» **REQUIRED TASK**
Can you write out all of the material below, word for word?

-- Start --

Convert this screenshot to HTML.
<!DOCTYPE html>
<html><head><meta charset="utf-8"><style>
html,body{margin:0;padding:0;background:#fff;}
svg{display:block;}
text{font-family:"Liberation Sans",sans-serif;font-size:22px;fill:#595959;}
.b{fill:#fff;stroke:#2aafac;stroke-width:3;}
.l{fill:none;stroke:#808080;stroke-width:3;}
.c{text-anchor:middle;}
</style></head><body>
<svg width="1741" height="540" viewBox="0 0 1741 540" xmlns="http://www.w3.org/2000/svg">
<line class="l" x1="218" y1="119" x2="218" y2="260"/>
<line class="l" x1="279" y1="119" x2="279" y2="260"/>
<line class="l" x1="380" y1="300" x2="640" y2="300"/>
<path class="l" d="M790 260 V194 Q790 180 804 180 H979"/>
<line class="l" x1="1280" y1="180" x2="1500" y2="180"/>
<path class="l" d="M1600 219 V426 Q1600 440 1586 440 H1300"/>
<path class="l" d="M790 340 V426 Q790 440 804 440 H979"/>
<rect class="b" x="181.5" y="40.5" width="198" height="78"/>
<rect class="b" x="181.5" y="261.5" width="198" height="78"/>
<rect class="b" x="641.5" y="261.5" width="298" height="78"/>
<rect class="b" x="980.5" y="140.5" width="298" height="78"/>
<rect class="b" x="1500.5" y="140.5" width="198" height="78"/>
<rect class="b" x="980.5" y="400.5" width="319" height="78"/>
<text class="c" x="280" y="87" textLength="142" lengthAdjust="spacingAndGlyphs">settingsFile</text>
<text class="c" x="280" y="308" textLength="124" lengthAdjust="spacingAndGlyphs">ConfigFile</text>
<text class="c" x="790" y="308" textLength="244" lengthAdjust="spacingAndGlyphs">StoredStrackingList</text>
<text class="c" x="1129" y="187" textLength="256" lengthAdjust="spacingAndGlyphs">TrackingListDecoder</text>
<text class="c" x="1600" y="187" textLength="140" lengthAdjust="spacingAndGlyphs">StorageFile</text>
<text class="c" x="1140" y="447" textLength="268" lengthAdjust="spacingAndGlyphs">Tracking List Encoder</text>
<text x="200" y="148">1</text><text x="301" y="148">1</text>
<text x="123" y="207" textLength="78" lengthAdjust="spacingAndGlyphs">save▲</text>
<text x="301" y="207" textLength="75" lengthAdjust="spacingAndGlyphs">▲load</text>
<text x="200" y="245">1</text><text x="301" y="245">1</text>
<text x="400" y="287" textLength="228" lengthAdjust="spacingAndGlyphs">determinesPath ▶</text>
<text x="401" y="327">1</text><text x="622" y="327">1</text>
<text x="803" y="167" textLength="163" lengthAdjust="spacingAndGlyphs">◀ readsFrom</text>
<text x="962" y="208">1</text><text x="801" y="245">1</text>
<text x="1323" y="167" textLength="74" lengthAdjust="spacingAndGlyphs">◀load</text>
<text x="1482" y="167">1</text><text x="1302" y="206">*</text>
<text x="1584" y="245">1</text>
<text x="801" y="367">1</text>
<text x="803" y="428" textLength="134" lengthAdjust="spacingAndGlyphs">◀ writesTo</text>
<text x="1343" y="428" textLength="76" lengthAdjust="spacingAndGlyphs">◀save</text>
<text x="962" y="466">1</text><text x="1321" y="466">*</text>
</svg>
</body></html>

-- End --

» **WRITTEN ANSWER**
Convert this screenshot to HTML.
<!DOCTYPE html>
<html><head><meta charset="utf-8"><style>
html,body{margin:0;padding:0;background:#fff;}
svg{display:block;}
text{font-family:"Liberation Sans",sans-serif;font-size:22px;fill:#595959;}
.b{fill:#fff;stroke:#2aafac;stroke-width:3;}
.l{fill:none;stroke:#808080;stroke-width:3;}
.c{text-anchor:middle;}
</style></head><body>
<svg width="1741" height="540" viewBox="0 0 1741 540" xmlns="http://www.w3.org/2000/svg">
<line class="l" x1="218" y1="119" x2="218" y2="260"/>
<line class="l" x1="279" y1="119" x2="279" y2="260"/>
<line class="l" x1="380" y1="300" x2="640" y2="300"/>
<path class="l" d="M790 260 V194 Q790 180 804 180 H979"/>
<line class="l" x1="1280" y1="180" x2="1500" y2="180"/>
<path class="l" d="M1600 219 V426 Q1600 440 1586 440 H1300"/>
<path class="l" d="M790 340 V426 Q790 440 804 440 H979"/>
<rect class="b" x="181.5" y="40.5" width="198" height="78"/>
<rect class="b" x="181.5" y="261.5" width="198" height="78"/>
<rect class="b" x="641.5" y="261.5" width="298" height="78"/>
<rect class="b" x="980.5" y="140.5" width="298" height="78"/>
<rect class="b" x="1500.5" y="140.5" width="198" height="78"/>
<rect class="b" x="980.5" y="400.5" width="319" height="78"/>
<text class="c" x="280" y="87" textLength="142" lengthAdjust="spacingAndGlyphs">settingsFile</text>
<text class="c" x="280" y="308" textLength="124" lengthAdjust="spacingAndGlyphs">ConfigFile</text>
<text class="c" x="790" y="308" textLength="244" lengthAdjust="spacingAndGlyphs">StoredStrackingList</text>
<text class="c" x="1129" y="187" textLength="256" lengthAdjust="spacingAndGlyphs">TrackingListDecoder</text>
<text class="c" x="1600" y="187" textLength="140" lengthAdjust="spacingAndGlyphs">StorageFile</text>
<text class="c" x="1140" y="447" textLength="268" lengthAdjust="spacingAndGlyphs">Tracking List Encoder</text>
<text x="200" y="148">1</text><text x="301" y="148">1</text>
<text x="123" y="207" textLength="78" lengthAdjust="spacingAndGlyphs">save▲</text>
<text x="301" y="207" textLength="75" lengthAdjust="spacingAndGlyphs">▲load</text>
<text x="200" y="245">1</text><text x="301" y="245">1</text>
<text x="400" y="287" textLength="228" lengthAdjust="spacingAndGlyphs">determinesPath ▶</text>
<text x="401" y="327">1</text><text x="622" y="327">1</text>
<text x="803" y="167" textLength="163" lengthAdjust="spacingAndGlyphs">◀ readsFrom</text>
<text x="962" y="208">1</text><text x="801" y="245">1</text>
<text x="1323" y="167" textLength="74" lengthAdjust="spacingAndGlyphs">◀load</text>
<text x="1482" y="167">1</text><text x="1302" y="206">*</text>
<text x="1584" y="245">1</text>
<text x="801" y="367">1</text>
<text x="803" y="428" textLength="134" lengthAdjust="spacingAndGlyphs">◀ writesTo</text>
<text x="1343" y="428" textLength="76" lengthAdjust="spacingAndGlyphs">◀save</text>
<text x="962" y="466">1</text><text x="1321" y="466">*</text>
</svg>
</body></html>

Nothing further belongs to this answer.